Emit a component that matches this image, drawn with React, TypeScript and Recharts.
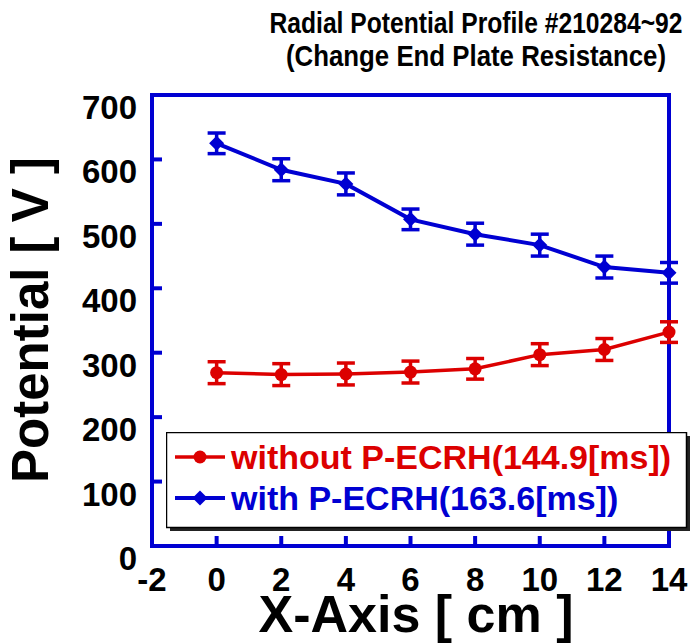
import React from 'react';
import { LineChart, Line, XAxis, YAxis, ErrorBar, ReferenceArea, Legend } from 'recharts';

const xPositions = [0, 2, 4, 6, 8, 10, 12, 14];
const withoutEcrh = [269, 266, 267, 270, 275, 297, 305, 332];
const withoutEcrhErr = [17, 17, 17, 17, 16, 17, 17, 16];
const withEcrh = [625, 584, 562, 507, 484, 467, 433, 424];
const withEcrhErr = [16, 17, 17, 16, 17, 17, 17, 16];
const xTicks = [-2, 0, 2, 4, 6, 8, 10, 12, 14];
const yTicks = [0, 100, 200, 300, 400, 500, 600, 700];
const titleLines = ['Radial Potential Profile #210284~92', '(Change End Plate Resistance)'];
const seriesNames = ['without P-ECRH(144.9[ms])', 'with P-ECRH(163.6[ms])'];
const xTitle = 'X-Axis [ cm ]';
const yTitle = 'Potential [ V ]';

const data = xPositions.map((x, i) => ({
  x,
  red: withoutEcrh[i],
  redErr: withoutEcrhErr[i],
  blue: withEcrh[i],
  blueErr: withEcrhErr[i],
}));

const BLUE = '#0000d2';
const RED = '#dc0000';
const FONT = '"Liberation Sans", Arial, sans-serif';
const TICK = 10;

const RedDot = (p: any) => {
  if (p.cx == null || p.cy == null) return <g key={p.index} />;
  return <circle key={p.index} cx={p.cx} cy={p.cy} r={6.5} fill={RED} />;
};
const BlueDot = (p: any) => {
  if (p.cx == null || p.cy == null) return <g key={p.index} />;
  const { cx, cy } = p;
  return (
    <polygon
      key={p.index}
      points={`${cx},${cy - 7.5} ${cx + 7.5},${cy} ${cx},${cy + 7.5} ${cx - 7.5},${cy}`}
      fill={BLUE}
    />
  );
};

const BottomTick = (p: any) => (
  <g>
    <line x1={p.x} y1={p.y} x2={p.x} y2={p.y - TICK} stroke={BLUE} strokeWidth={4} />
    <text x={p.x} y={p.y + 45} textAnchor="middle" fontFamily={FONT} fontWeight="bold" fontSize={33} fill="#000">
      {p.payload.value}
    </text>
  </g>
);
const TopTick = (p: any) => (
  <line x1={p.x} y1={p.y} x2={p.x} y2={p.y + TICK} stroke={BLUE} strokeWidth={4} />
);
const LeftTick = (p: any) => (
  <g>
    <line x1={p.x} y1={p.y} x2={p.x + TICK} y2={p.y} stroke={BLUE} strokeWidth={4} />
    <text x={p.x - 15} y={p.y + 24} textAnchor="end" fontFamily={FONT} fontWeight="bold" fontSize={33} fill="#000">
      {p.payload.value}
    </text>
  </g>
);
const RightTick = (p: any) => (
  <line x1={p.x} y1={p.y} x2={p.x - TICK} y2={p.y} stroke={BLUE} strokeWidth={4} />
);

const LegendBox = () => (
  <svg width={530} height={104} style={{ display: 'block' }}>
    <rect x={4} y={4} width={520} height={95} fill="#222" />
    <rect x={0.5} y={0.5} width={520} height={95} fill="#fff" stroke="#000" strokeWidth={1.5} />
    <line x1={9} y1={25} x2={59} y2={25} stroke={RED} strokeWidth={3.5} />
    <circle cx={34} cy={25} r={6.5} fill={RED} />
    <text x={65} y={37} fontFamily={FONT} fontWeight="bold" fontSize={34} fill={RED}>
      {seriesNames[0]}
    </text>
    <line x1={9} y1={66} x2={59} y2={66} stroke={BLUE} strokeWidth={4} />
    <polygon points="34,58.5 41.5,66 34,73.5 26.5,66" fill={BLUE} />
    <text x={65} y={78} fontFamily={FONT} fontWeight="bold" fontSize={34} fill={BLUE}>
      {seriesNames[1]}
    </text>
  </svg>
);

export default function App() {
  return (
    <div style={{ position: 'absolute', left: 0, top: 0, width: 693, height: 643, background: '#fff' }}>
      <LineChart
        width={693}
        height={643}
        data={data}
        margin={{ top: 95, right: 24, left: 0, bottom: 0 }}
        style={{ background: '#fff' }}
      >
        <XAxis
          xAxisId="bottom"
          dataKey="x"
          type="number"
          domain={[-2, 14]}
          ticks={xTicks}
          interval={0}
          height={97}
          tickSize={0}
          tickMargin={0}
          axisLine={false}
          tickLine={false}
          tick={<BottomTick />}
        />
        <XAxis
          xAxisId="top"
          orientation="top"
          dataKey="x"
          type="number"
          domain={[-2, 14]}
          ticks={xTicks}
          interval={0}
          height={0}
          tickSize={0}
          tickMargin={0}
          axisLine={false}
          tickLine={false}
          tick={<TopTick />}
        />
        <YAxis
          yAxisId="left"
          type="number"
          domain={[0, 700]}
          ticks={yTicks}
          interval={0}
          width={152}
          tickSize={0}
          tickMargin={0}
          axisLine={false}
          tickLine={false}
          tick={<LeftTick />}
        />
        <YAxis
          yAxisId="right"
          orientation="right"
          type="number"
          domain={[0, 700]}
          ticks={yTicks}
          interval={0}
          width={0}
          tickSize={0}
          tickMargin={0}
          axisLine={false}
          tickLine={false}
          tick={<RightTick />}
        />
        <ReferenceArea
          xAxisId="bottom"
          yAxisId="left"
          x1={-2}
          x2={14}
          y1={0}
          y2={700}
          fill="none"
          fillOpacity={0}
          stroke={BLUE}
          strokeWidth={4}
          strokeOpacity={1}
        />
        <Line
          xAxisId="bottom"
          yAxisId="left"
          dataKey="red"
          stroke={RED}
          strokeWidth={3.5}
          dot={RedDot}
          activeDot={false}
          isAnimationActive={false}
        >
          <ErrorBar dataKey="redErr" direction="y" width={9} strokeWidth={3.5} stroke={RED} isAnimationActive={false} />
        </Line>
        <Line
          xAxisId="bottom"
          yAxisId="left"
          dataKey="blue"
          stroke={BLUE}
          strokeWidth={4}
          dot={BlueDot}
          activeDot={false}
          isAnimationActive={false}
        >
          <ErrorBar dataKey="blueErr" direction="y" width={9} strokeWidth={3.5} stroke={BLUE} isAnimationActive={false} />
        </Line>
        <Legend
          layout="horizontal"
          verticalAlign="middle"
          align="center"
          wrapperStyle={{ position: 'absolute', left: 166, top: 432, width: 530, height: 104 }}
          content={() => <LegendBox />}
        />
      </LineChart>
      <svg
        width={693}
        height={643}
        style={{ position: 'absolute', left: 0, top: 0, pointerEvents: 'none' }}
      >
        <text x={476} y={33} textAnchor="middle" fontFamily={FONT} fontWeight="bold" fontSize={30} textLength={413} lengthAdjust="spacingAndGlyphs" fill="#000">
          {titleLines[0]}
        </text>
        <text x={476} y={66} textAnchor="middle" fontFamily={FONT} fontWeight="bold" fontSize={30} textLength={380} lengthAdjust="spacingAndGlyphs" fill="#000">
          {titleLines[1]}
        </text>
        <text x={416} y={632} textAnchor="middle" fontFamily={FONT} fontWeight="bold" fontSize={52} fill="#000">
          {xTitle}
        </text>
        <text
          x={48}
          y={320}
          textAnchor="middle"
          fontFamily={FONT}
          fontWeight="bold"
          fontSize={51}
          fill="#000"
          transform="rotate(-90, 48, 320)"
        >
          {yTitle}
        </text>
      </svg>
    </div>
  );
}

### Stated problem
Every line from the start of the listing above through the line with "const yTitle = 'Potential [ V ]';" should be repeated exactly; skip the pictures and add nothing else.

### Result of the task
Emit a component that matches this image, drawn with React, TypeScript and Recharts.
import React from 'react';
import { LineChart, Line, XAxis, YAxis, ErrorBar, ReferenceArea, Legend } from 'recharts';

const xPositions = [0, 2, 4, 6, 8, 10, 12, 14];
const withoutEcrh = [269, 266, 267, 270, 275, 297, 305, 332];
const withoutEcrhErr = [17, 17, 17, 17, 16, 17, 17, 16];
const withEcrh = [625, 584, 562, 507, 484, 467, 433, 424];
const withEcrhErr = [16, 17, 17, 16, 17, 17, 17, 16];
const xTicks = [-2, 0, 2, 4, 6, 8, 10, 12, 14];
const yTicks = [0, 100, 200, 300, 400, 500, 600, 700];
const titleLines = ['Radial Potential Profile #210284~92', '(Change End Plate Resistance)'];
const seriesNames = ['without P-ECRH(144.9[ms])', 'with P-ECRH(163.6[ms])'];
const xTitle = 'X-Axis [ cm ]';
const yTitle = 'Potential [ V ]';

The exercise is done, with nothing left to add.